Saturday, November 8, 2014
:
4:10 PM
Enchantment Ballroom D (Hyatt)
*Names in bold indicate Presenter
A regulatory agency charged with enforcing compliance with environmental and safety regulations but constrained by scarce resources should inspect facilities that pose the highest risk of non-compliance while considering the time required to detect a serious violation. In most cases, however, agencies do not incorporate either measures of risk or estimates of time into their inspection decisions, or if they do consider these factors, they often use simple methods or rules of thumb. This paper presents a general model of risk-based inspections and applies the model to the Gulf of Mexico, where the Department of Interior is responsible for inspecting 2,500 oil and gas production facilities for compliance with environmental and safety standards. We use data from inspections in 2011 to develop a time-weighted risk-reduction score for each facility. In particular, for each facility, we calculate risk based on the probability of detecting a shut-in violation (estimated based on facility and operator characteristics, using logistic regression) and the consequence of a violation (as measured by the production volume of the facility). We then estimate the time required to inspect each facility (based on facility characteristics, using OLS regression), and we calculate time budgets (based on actual inspection time per inspector). We rank facilities using these scores and we simulate the number of serious violations that would have been detected in 2012 using both risk-based targeting and conventional targeting methods. We find that the risk-based targeting leads to significantly more detections of serious non-compliance than conventional methods.
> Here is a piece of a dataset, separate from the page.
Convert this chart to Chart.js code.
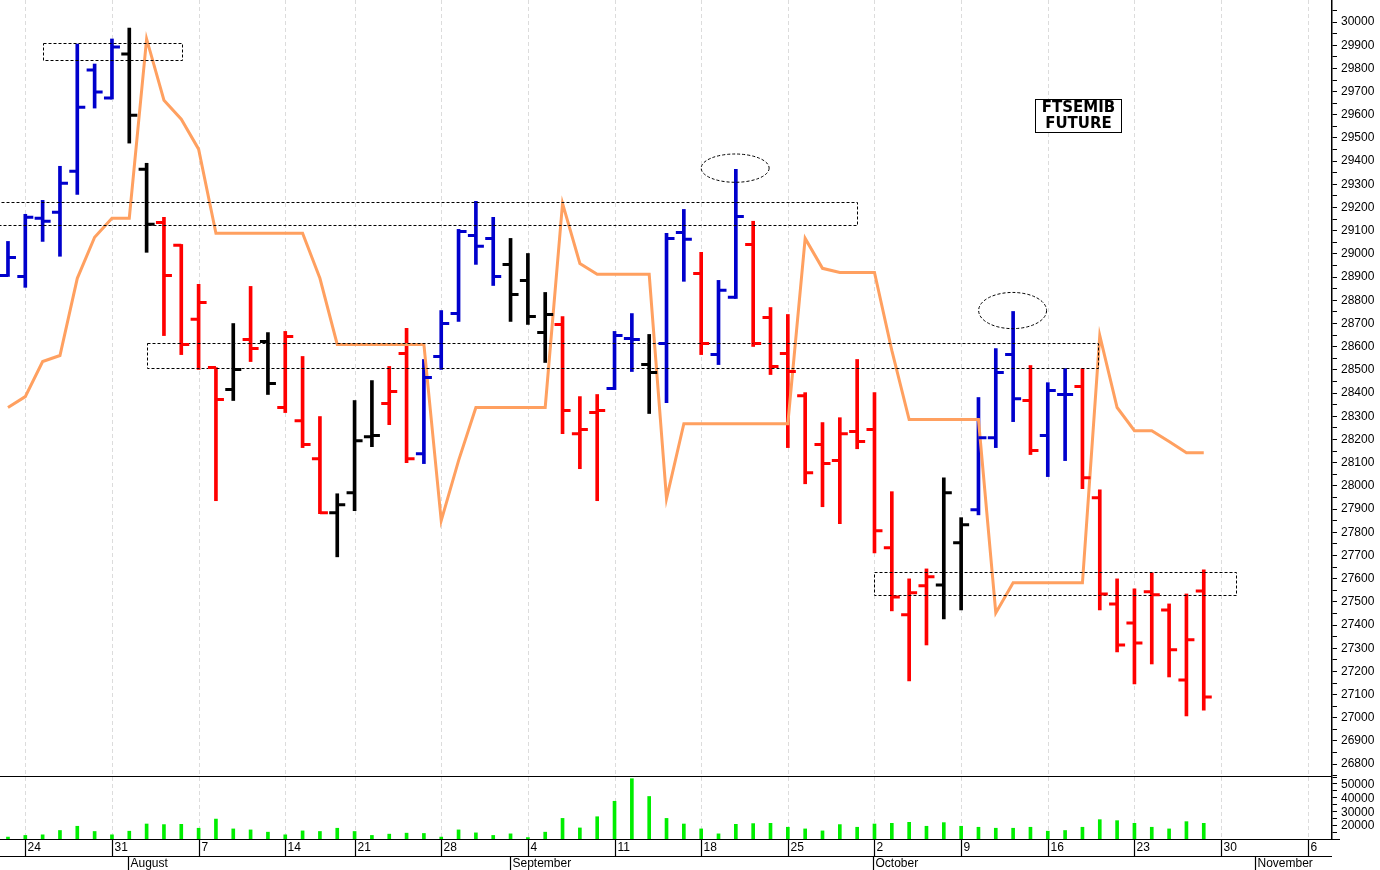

As Department of Interior hires additional inspectors, under new authority it received from Congress after the Deepwater Horizon incident, this paper demonstrates that using a risk-based method to deploy these inspectors could result in significantly lower overall risk as compared to conventional methods. The results also demonstrate that other agencies could also use risk-based inspections to maximize the impact of inspections despite scarce resources and limited budgets.